The Web has an Answer

by John Clay, editor-in-chief

Bhag is growing with every year that passes. It used to be easy to take in the whole view of it from right up close. But as bhag branches out, limbs multiplying and reaching further toward sky, seeing the whole tree and following the lines of every branch becomes harder. Right now, following the unfolding limb of each artist's output requires jumping from yearly issue to yearly issue in archives. It is as if instead of viewing the whole branch from base to tip, you can view only snapshots of it—one segment at a time. Maybe you enjoyed paintings by Lukas Kandl in the 2003 issue. To look for more of his work, you would have to navigate to the visual art section in every yearly issue. Or maybe you enjoyed stories by Erika Purtell in 2003. Are there more stories? Or more complicated still, has she written something in life journal, or public journal, or philosophy as well? Finding the answer will require navigating to every text section in every yearly issue. Bhag is in its third year. With every year that passes, following the lines of an artist's work will become more labor intensive. We have a solution in mind.

It is very likely that as of January 2004, bhag will shift to a cumulative format instead of a year-by-year format. The cumulative format will mean that, while you still have to navigate through each of bhag's five sections to find out if an artist is posted there, you will no longer have to repeat the procedure in different yearly issues. There will be one "issue" only; it will contain everything from the very first posts to the very latest posts, no longer divided by year. The concept is that of a cumulative portfolio of each artist's work as accumulated in each of the five sections. All of an artist's paintings will be found under the visual art button. Everything a writer has published in literary art will be found under the literary art button, and so on for life journal or public journal or philosophy.

It is funny how unsettling a change like this can feel, even when it is a change from a problem to a solution. Valid questions arise: Why not keep the yearly issues and just implement a local search engine to locate an artist's farflung works throughout the site? That would help. But it would still mean jumping from year to year as you click the links to the artist's various works. The search engine would help surmount the barrier of yearly issues. But if the yearly issues are a barrier, then removing the barrier is even better than surmounting it.

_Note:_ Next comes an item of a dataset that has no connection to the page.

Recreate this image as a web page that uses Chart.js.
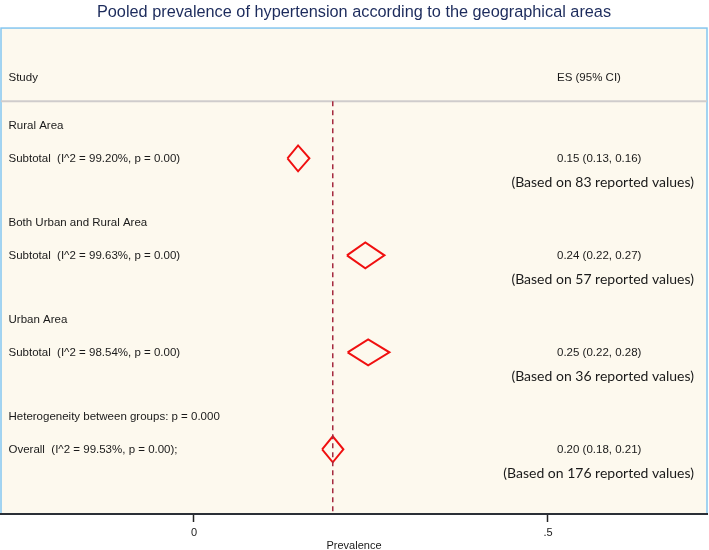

Another question: If there are no longer yearly or periodic issues, is bhag still a magazine? And what is a magazine? A magazine, as a publication, is conventionally defined as a publication that is issued periodically, whether daily, weekly, monthly, quarterly, or yearly. Periodic publication is a necessity in the world of print. The type has to be set, mechanically or digitally, and the printing press has to run, generating a large or small volume of identical hard copies. Although special editions sometimes are printed outside the usual printing schedule, it is just not practical to print, say, an updated version of the morning's newspaper every few minutes with additional stories. Radio and television changed the landscape of publishing by offering, in sound and images rather than print, the possibility of a continuous feed of new content. The web offers a funny hybrid: The possibility of a continuous feed of new content as in radio and TV, but with the look of a printed page viewed on a monitor. Web transforms the question, What is a magazine? There is no point getting hung up on the mechanical concerns of people who own printing presses. If we think about the essence of what a magazine is--an organ of publication with a recognizable identity (of source, mission, and style), open to new content either continuously or periodically—then the answer is clear. Yes, bhag is and still will be a magazine even in its cumulative form.

The etymology of the word magazine lends further support. Word usage changes over time, and sometimes the historical source of a word can serve as a good anchor as we explore new usage. It is not that one wants to restrict a word to its earliest known meaning. Rather, even as we keep jamming and improvising, we keep in mind the old tune we're improvising on. Magazine derives from the Arabic word makhzan, meaning storehouse. In fact we still use the word to describe a storehouse of ammunition—the magazine of a gun, the magazine of a warship. The web opens up this older meaning in a new way, because the web allows a publication to combine seamlessly the storage function of print with the continuous feed function of radio and television. A web magazine offers the possibility of a continuously updated storehouse of information. Rather than hanging on to the print paradigm, bhag will be joining the new web paradigm of magazine publishing. The web is still growing and flourishing with new possibilities. That's why bhag is here.